I think one thing that is interesting that I don't think people acknowledge is that normally we think that technologies arise out of good ideas. So somebody has a brilliant scientific notion or artistic notion and then they create the technology to realize it. But actually I more and more think that it's the technology that precedes the understanding of the principles. This is what happens in science a lot: a tool is invented, and the tool then leads to some new realization, something that you could now do or see or understand that you could never have understood before. I think that often happens in the arts. Think for instance of my favorite example—because it's the one I've spent my life working in—the recording studio. The multitrack studio was invented for completely mundane reasons so that engineers could could more easily balance the voice against the rest of the performers. They didn't have to make all those decisions before the recording; they could do it afterward. But of course, that humble invention gave rise to a whole different way of making music, really a different understanding of music completely.

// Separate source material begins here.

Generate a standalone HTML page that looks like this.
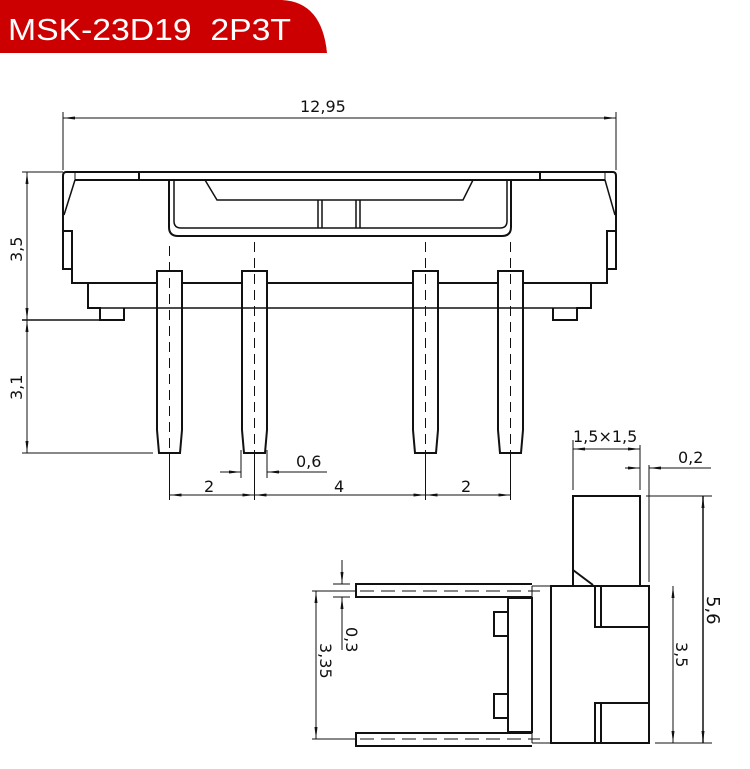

Beyond Eno, Brockman's book contains Clay Shirky (author of Here Comes Everybody and Cognitive Surplus), Jaron Lanier (You Are Not a Gadget) and Douglass Rushkoff (author of Get Back in the Box: How Being Great at What You Do Is Great for Business, Life, Inc. and Program and Be Programmed) among many others. Johnson pulls from the minds of Clayton Christensen (The Innovator's Dilemma), Richard Florida (The Rise of the Creative Class), Tom Kelley (The Art of Innovation) and more. The two books also share Stewart Brand (author of Whole Earth Discipline among other books) as a contributor. Taken together, they make for a really interesting read about culture, innovation, the culture of innovation, and the innovation of culture. I highly recommend both books—and Brian Eno.